This morning the Dallas Morning News ran a story that sent shivers down my spine, followed by increased itching and irrational bed stripping and mattress searching. Specifically, they discuss an uptick in bed bug sightings (attacks) in North Texas.
This November will mark the two year anniversary of one of the most horrifying things that has ever happened to my person and my husband’s person. We’d made a quick three day weekend jaunt to Amarillo to visit family and stayed in a relatively nice hotel. The morning we were to check out of our hotel, I spied tiny bloody smears on our bed sheets. Screaming and panic set in as I stripped the sheets from the bed and discovered the mattress seams teeming with vile bed bugs. Fat, sassy and full of self-satisfaction and our blood.
After living in New York City, home to profoundly prolific bedbug infestations, I knew exactly what I was dealing with. After being convinced by my husband that self-immolating was not going to be an option, we crammed our clothes and suitcase in a large black trash bag, hit up a local target for two cheap outfits, took a very long shower, changed into the new duds and crammed the remaining in another trash bag. We felt disgusting the entire drive back to Dallas.
Two days later, my husband was covered in large, flat welts. His arms and legs covered in bed bug bites. I was bite free, or so I thought. My bites didn’t manifest themselves for another 5 full days, and when they did, they were on my face, neck, torso, arms, hands, legs and feet. Apparently I was the more delicious of the two. It was hell…and comic fodder for our co-workers.

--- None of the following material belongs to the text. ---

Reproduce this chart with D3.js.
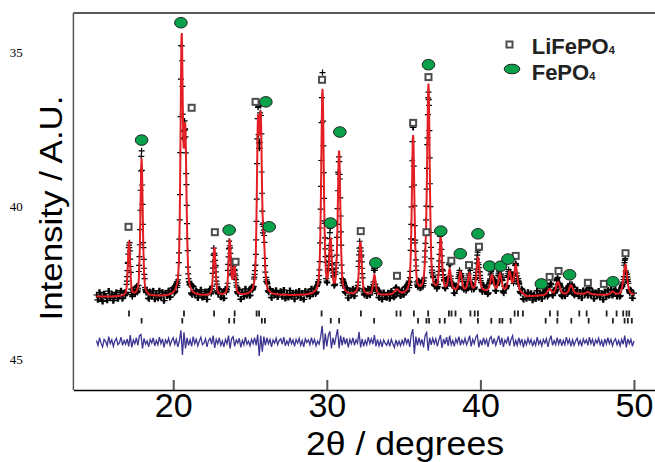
<!DOCTYPE html>
<html>
<head>
<meta charset="utf-8">
<script src="https://cdn.jsdelivr.net/npm/d3@7"></script>
<style>
  body { margin: 0; background: #fff; }
  text { font-family: "Liberation Sans", Arial, sans-serif; }
</style>
</head>
<body>
<div id="chart"></div>
<script>
  // peaks of the fitted profile: position (2theta), net height (counts), fwhm (deg)
  var peakPos    = [17.12, 17.94, 20.55, 20.78, 22.68, 23.68, 23.98, 25.52, 25.70, 25.90,
                    29.72, 30.24, 30.80, 32.19, 33.10, 34.55, 35.62, 36.45, 36.62, 37.42,
                    38.00, 38.70, 39.28, 39.85, 40.75, 41.28, 41.90, 42.30, 44.50, 45.05,
                    45.90, 47.00, 48.60, 49.44];
  var peakHeight = [102, 256, 464, 290, 89, 102, 52, 295, 295, 74,
                    381, 97, 266, 98, 37, 9, 293, 30, 381, 98,
                    39, 35, 32, 63, 30, 32, 35, 48, 11, 24,
                    17, 4, 6, 56];
  var peakWidth  = [0.17, 0.18, 0.18, 0.2, 0.18, 0.18, 0.18, 0.18, 0.18, 0.18,
                    0.2, 0.2, 0.2, 0.2, 0.2, 0.35, 0.2, 0.2, 0.2, 0.2,
                    0.22, 0.22, 0.22, 0.22, 0.24, 0.24, 0.24, 0.24, 0.3, 0.28,
                    0.28, 0.3, 0.3, 0.28];

  // background anchors
  var bgPos = [15, 20, 27, 33.5, 35, 37.7, 42.5, 43.0, 44, 46.5, 48, 50];
  var bgVal = [173, 173, 175, 175, 176, 182, 182, 173, 175, 178, 176, 176];

  // difference curve (obs - calc), 15.0 to 50.0 every 0.1 deg
  var diffVals = [
    3,-6,8,-2,-9,5,1,-7,10,-3,4,-8,2,7,-5,-1,9,-6,3,-4,
    6,-8,13,-10,4,-3,8,-6,12,14,-12,7,-4,2,-9,5,-2,8,-7,3,
    -5,9,-3,6,-10,4,-2,7,-6,3,8,-4,5,-9,2,22,-24,18,-12,8,
    -6,4,-8,10,-3,5,-7,2,9,-5,-2,6,-9,3,7,-4,12,-11,5,-3,
    8,-6,2,-9,5,-3,12,-12,6,10,-8,4,-2,7,-10,3,-5,9,-4,2,
    -7,5,-3,8,-6,14,-26,12,-18,10,-6,8,-3,5,-9,4,-2,7,-5,3,
    6,-4,9,-7,2,-5,8,-3,4,-8,5,-2,7,-6,3,-9,6,-1,4,-5,
    8,-3,5,-7,2,-4,10,30,-14,16,-8,12,20,-12,8,-5,10,24,-12,12,
    -6,9,-4,7,-10,5,-3,8,-6,4,-2,19,-10,6,-8,3,-5,9,-3,6,
    -4,13,-8,5,-7,3,-9,4,-2,-6,3,-8,5,-3,-10,4,-6,2,-7,3,
    -5,8,-3,6,-9,14,24,-22,10,-6,8,-4,5,-10,12,18,-16,8,-5,7,
    -3,6,-8,4,13,-11,6,-4,9,-7,12,-5,3,-8,6,-2,10,-6,4,-3,
    7,-5,2,12,-8,5,-3,9,13,-10,4,-6,8,-3,5,-9,6,10,-4,7,
    -6,3,12,-5,8,-9,4,-2,10,-7,5,12,-8,3,-6,8,-4,6,-10,3,
    -5,7,-3,5,-8,2,-6,9,-4,3,-7,5,-2,6,-9,4,12,-6,3,-5,
    8,-4,6,-7,3,-5,9,-3,5,-8,4,-6,2,7,-5,3,-8,6,-2,4,
    -6,9,-3,5,-8,4,-2,7,-5,3,-9,6,-4,8,-3,5,-7,2,6,-5,
    3,-7,5,-4,12,-10,6,-3,5,-8,2
  ];
  var diffOffset = 89;

  // reflection positions
  var liTicks = [17.12, 20.7, 22.66, 24.0, 25.43, 25.59, 29.66, 32.22, 34.54, 34.8,
                 35.67, 36.6, 37.95, 38.12, 38.38, 39.35, 39.63, 39.84, 42.23, 42.45,
                 42.77, 44.53, 45.03, 46.44, 46.92, 48.22, 48.87, 49.3, 49.52, 49.69];
  var fpTicks = [17.94, 20.59, 23.64, 23.97, 25.77, 25.97, 30.26, 30.8, 33.08, 35.94,
                 36.49, 36.66, 37.35, 37.68, 38.72, 39.84, 40.71, 41.25, 41.43, 41.97,
                 44.25, 45.01, 45.92, 47.05, 48.63, 49.39, 49.6, 49.86];

  // phase labels above peaks [2theta, counts]
  var liMarks = [[17.09, 303], [21.2, 524], [22.71, 293], [24.06, 238], [25.36, 535],
                 [29.69, 576], [32.21, 295], [34.57, 212], [35.62, 496], [36.62, 581],
                 [36.49, 293], [38.11, 240], [39.26, 232], [39.91, 266], [42.3, 249],
                 [44.51, 210], [45.09, 221], [47.0, 199], [48.04, 197], [49.45, 254]];
  var fpMarks = [[17.94, 464], [20.5, 682], [23.64, 297], [26.03, 535], [26.25, 303],
                 [30.24, 310], [30.85, 479], [33.19, 236], [36.62, 604], [37.42, 295],
                 [38.69, 253], [39.84, 290], [40.6, 230], [41.32, 230], [41.8, 243],
                 [43.97, 197], [45.81, 214], [48.63, 201]];

  var xTicks = [20, 30, 40, 50];
  var sideLabels = [35, 40, 45];

  var width = 655, height = 462;
  var svg = d3.select("#chart").append("svg")
      .attr("width", width)
      .attr("height", height);

  var x = d3.scaleLinear().domain([13.5, 51.37]).range([73.4, 655]);
  var y = d3.scaleLinear().domain([0, 700]).range([390, 13]);
  var bg = d3.scaleLinear().domain(bgPos).range(bgVal).clamp(true);

  function pv(d, w) {
    var r = d / w;
    return 0.5 / (1 + 4 * r * r) + 0.5 * Math.exp(-2.7726 * r * r);
  }
  function calc(t) {
    var s = bg(t);
    for (var i = 0; i < peakPos.length; i++) s += peakHeight[i] * pv(t - peakPos[i], peakWidth[i]);
    return s;
  }

  var grid = d3.range(0, 1751).map(function(i) { return 15 + i * 0.02; });
  var calcData = grid.map(function(t) { return [t, calc(t)]; });
  var obsData = grid.map(function(t) {
    return [t, calc(t) + diffVals[Math.round((t - 15) / 0.1)]];
  });
  var diffData = diffVals.map(function(v, i) { return [15 + i * 0.1, diffOffset + v]; });

  // frame
  svg.append("line").attr("x1", 73.4).attr("x2", 655).attr("y1", 13).attr("y2", 13)
    .attr("stroke", "#222").attr("stroke-width", 1.3);
  svg.append("line").attr("x1", 73.4).attr("x2", 73.4).attr("y1", 13).attr("y2", 390)
    .attr("stroke", "#555").attr("stroke-width", 1.5);

  // x axis
  var xAxis = svg.append("g")
    .attr("transform", "translate(0,390)")
    .call(d3.axisBottom(x).tickValues(xTicks).tickSizeInner(-10).tickSizeOuter(0).tickPadding(3));
  xAxis.select(".domain").attr("stroke", "#000").attr("stroke-width", 1.5);
  xAxis.selectAll(".tick line").attr("stroke", "#555").attr("stroke-width", 2);
  xAxis.selectAll(".tick text")
    .style("font-family", "'Liberation Sans', Arial, sans-serif")
    .style("font-size", "34px").attr("fill", "#000");

  // stray left labels
  var side = d3.scaleLinear().domain([35, 45]).range([52.8, 359.5]);
  svg.selectAll(".side").data(sideLabels).enter().append("text")
    .attr("x", 16.3).attr("y", function(d) { return side(d) + 4.5; })
    .attr("text-anchor", "middle")
    .style("font-family", "'Liberation Serif', 'Times New Roman', serif")
    .style("font-size", "13px")
    .text(function(d) { return d; });

  // titles
  svg.append("text")
    .attr("transform", "translate(62,208) rotate(-90)")
    .attr("text-anchor", "middle")
    .attr("textLength", 225).attr("lengthAdjust", "spacingAndGlyphs")
    .style("font-size", "31px")
    .text("Intensity / A.U.");
  svg.append("text")
    .attr("x", 405).attr("y", 454.5)
    .attr("text-anchor", "middle")
    .attr("textLength", 198).attr("lengthAdjust", "spacingAndGlyphs")
    .style("font-size", "33px")
    .text("2\u03b8 / degrees");

  // observed points as + markers
  var plus = obsData.map(function(d) {
    var px = x(d[0]), py = y(d[1]);
    return "M" + (px - 3) + "," + py + "h6M" + px + "," + (py - 3) + "v6";
  }).join("");
  svg.append("path").attr("d", plus).attr("stroke", "#000").attr("stroke-width", 1.2).attr("fill", "none");

  // calculated profile
  var line = d3.line().x(function(d) { return x(d[0]); }).y(function(d) { return y(d[1]); });
  svg.append("path").datum(calcData).attr("d", line)
    .attr("fill", "none").attr("stroke", "#e31e24").attr("stroke-width", 2);

  // difference curve
  svg.append("path").datum(diffData).attr("d", line)
    .attr("fill", "none").attr("stroke", "#3b3591").attr("stroke-width", 1.3);

  // reflection ticks
  svg.selectAll(".li-tick").data(liTicks).enter().append("rect")
    .attr("x", function(d) { return x(d) - 0.9; }).attr("y", 310.5)
    .attr("width", 1.8).attr("height", 6).attr("fill", "#222");
  svg.selectAll(".fp-tick").data(fpTicks).enter().append("rect")
    .attr("x", function(d) { return x(d) - 0.9; }).attr("y", 318)
    .attr("width", 1.8).attr("height", 5.5).attr("fill", "#222");

  // phase markers
  svg.selectAll(".li-mark").data(liMarks).enter().append("rect")
    .attr("x", function(d) { return x(d[0]) - 3; }).attr("y", function(d) { return y(d[1]) - 3; })
    .attr("width", 6).attr("height", 6)
    .attr("fill", "#fff").attr("stroke", "#4d4d4d").attr("stroke-width", 2);
  svg.selectAll(".fp-mark").data(fpMarks).enter().append("ellipse")
    .attr("cx", function(d) { return x(d[0]); }).attr("cy", function(d) { return y(d[1]); })
    .attr("rx", 6.3).attr("ry", 5.3)
    .attr("fill", "#0aa14b").attr("stroke", "#222").attr("stroke-width", 1);

  // legend
  svg.append("rect").attr("x", 506.5).attr("y", 41.5).attr("width", 6).attr("height", 6)
    .attr("fill", "#fff").attr("stroke", "#4d4d4d").attr("stroke-width", 2);
  var t1 = svg.append("text").attr("x", 531.7).attr("y", 54)
    .style("font-size", "22px").style("font-weight", "bold").attr("fill", "#222");
  t1.append("tspan").text("LiFePO");
  t1.append("tspan").style("font-size", "11px").text("4");
  svg.append("ellipse").attr("cx", 512).attr("cy", 69).attr("rx", 7.8).attr("ry", 4.8)
    .attr("fill", "#0aa14b").attr("stroke", "#222").attr("stroke-width", 1);
  var t2 = svg.append("text").attr("x", 531.7).attr("y", 80)
    .style("font-size", "22px").style("font-weight", "bold").attr("fill", "#222");
  t2.append("tspan").text("FePO");
  t2.append("tspan").style("font-size", "11px").text("4");
</script>
</body>
</html>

Thankfully, keeping our suitcase in the sun, wrapped in a black trash bag and in the back of our car for two weeks suffocated any blood-sucking critters we might’ve carried back with us and our home remained bed bug free. And while that was a bit inconvenient, it certainly wasn’t the inconvenience of an infestation: they’re pesticide resistant, can survive months without eating, will hitchhike on anything and anyone, and often involve a dog to pinpoint infestations. And unless you want to professionally clean, vacuum and steam your mattress or couch, I hope you either have a Weir’s charge account…or enough money in savings to cover new furniture.
I guess what I’m trying to tell you folks in a very long-winded way is this: You do NOT want bedbugs, Texas. DO NOT WANT.